Negative momentum points to lower prices
Oil prices retreated from their recent highs falling nearly $5 per barrel on a WTI basis. The decline comes despite better than expected inventory data released by the Department of Energy on Friday and is more of a function of weakening global economic data.
On Wednesday, global banking giant HSBC (NYSE:HSBC) released their flash PMI report which showed a decline in manufacturing to a 47.7 print compared to the 48.5 expected by economists. The weakness in the data was a drag on oil prices, which came despite better than expected petroleum inventory data.
Crude oil inventories continued to decline last week and have been above their five-year range all but one week since March 2012. Inventories have declined by a record 27 million barrels over the past three weeks and are back within the five-year range. Despite the record draw over the past three weeks, average 2013 inventories through July 12 remain 6 percent above the same period last year and 11 percent above the five-year average.
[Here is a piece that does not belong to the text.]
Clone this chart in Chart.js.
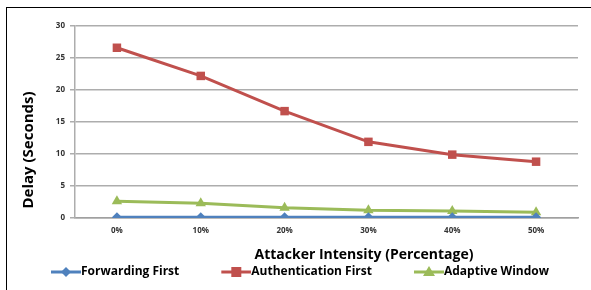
<!DOCTYPE html>
<html><head><meta charset="utf-8">
<script src="https://cdn.jsdelivr.net/npm/chart.js@4"></script>
<style>
html,body{margin:0;padding:0;background:#fff;overflow:hidden}
#wrap{position:relative;width:591px;height:290px}
#frame{position:absolute;left:6px;top:7px;width:600px;height:300px;border-left:1.5px solid #000;border-top:1.5px solid #000;box-sizing:border-box;pointer-events:none}
canvas{position:absolute;left:0;top:0}
</style></head>
<body><div id="wrap"><canvas id="c" width="591" height="290"></canvas><div id="frame"></div></div>
<script>
const categories = ["0%","10%","20%","30%","40%","50%"];
const forwardingFirst = [0.1,0.1,0.1,0.1,0.1,0.1];
const authenticationFirst = [26.6,22.2,16.7,11.9,9.9,8.8];
const adaptiveWindow = [2.6,2.3,1.6,1.2,1.1,0.9];
const yTicks = [0,5,10,15,20,25,30];
const xTitle = "Attacker Intensity (Percentage)";
const yTitle = "Delay (Seconds)";

const BLUE="#4F81BD", RED="#C0504D", GREEN="#9BBB59";
const BOXW=56;

function legendIcon(color, style){
  const W=2*(BOXW/2+6),H=14,c=document.createElement('canvas');c.width=W;c.height=H;
  const g=c.getContext('2d');
  const x0=W-30;
  g.strokeStyle=color;g.lineWidth=3;g.beginPath();g.moveTo(x0,H/2);g.lineTo(W,H/2);g.stroke();
  g.fillStyle=color;const cx=x0+15,cy=H/2;
  g.beginPath();
  if(style==='rect'){g.rect(cx-5,cy-5,10,10);}
  else if(style==='rectRot'){g.moveTo(cx,cy-5);g.lineTo(cx+5,cy);g.lineTo(cx,cy+5);g.lineTo(cx-5,cy);g.closePath();}
  else {g.moveTo(cx,cy-6);g.lineTo(cx+6,cy+4);g.lineTo(cx-6,cy+4);g.closePath();}
  g.fill();
  return c;
}

const titlesPlugin={id:'titles',afterDraw(chart){
  const ctx=chart.ctx;ctx.save();
  ctx.fillStyle="#000";ctx.textAlign="center";ctx.textBaseline="middle";
  ctx.font="bold 14px 'Open Sans', sans-serif";
  ctx.fillText(xTitle,364,255);
  ctx.translate(29,150);ctx.rotate(-Math.PI/2);
  ctx.font="bold 15px 'Open Sans', sans-serif";
  ctx.fillText(yTitle,0,0);
  ctx.restore();}};

new Chart(document.getElementById('c'),{
  type:'line',
  data:{labels:categories,datasets:[
    {label:"Forwarding First",data:forwardingFirst,borderColor:BLUE,backgroundColor:BLUE,borderWidth:3,pointStyle:'rectRot',pointRadius:5,pointBorderWidth:0,legendIcon:legendIcon(BLUE,'rectRot')},
    {label:"Authentication First",data:authenticationFirst,borderColor:RED,backgroundColor:RED,borderWidth:3,pointStyle:'rect',pointRadius:6,pointBorderWidth:0,legendIcon:legendIcon(RED,'rect')},
    {label:"Adaptive Window",data:adaptiveWindow,borderColor:GREEN,backgroundColor:GREEN,borderWidth:3,pointStyle:'triangle',pointRadius:6,pointBorderWidth:0,legendIcon:legendIcon(GREEN,'triangle')}
  ]},
  plugins:[titlesPlugin],
  options:{
    responsive:false,animation:false,
    layout:{padding:{left:-10,right:13,top:26,bottom:2}},
    plugins:{
      tooltip:{enabled:false},
      legend:{position:'bottom',labels:{
        usePointStyle:true,pointStyleWidth:BOXW,padding:10,boxHeight:12,
        color:"#000",font:{family:"'Open Sans', sans-serif",size:12,weight:'bold'},
        generateLabels(chart){return chart.data.datasets.map((d,i)=>({text:d.label,pointStyle:d.legendIcon,fillStyle:d.borderColor,strokeStyle:d.borderColor,lineWidth:0,datasetIndex:i,hidden:false}));}
      }}
    },
    scales:{
      x:{offset:true,
        grid:{display:false,drawTicks:false},
        border:{display:true,color:"#A0A0A0",width:1.5},
        ticks:{padding:8,color:"#333",font:{family:"'Open Sans', sans-serif",size:8,weight:'bold'}},
        afterFit(s){s.height=38;}
      },
      y:{min:0,max:30,
        afterBuildTicks(s){s.ticks=yTicks.map(v=>({value:v}));},
        grid:{color:"#ADADAD",lineWidth:1.5,tickLength:5,drawTicks:true},
        border:{display:true,color:"#ADADAD",width:1.5},
        ticks:{padding:5,color:"#333",font:{family:"'Open Sans', sans-serif",size:8,weight:'bold'}},
        afterFit(s){s.width=85;}
      }
    }
  }
});
</script></body></html>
On the supply side, lower crude oil imports have increased the draw on crude oil stocks to meet demand from increased refinery runs. Crude oil imports into the United States for the weeks ending June 28 through July 12 averaged 649,000 barrels a day according to the Energy Information Administration less than the three-week period ending June 21. Imports into the Gulf Coast and East Coast averaged 671,000 barrels a day and 219,000 barrels a day less, respectively, compared to the previous three-week period.
Crude oil prices are beginning to show signs of weakness after testing resistance earlier in the week. Prices have moved through support (now resistance) near the 10-day moving average at 4106.42. Negative momentum has increased with the MACD generating a sell signal as the spread crossed below the 9-day moving average of the spread. The RSI is printing near 57 which is still in the middle of the neutral range.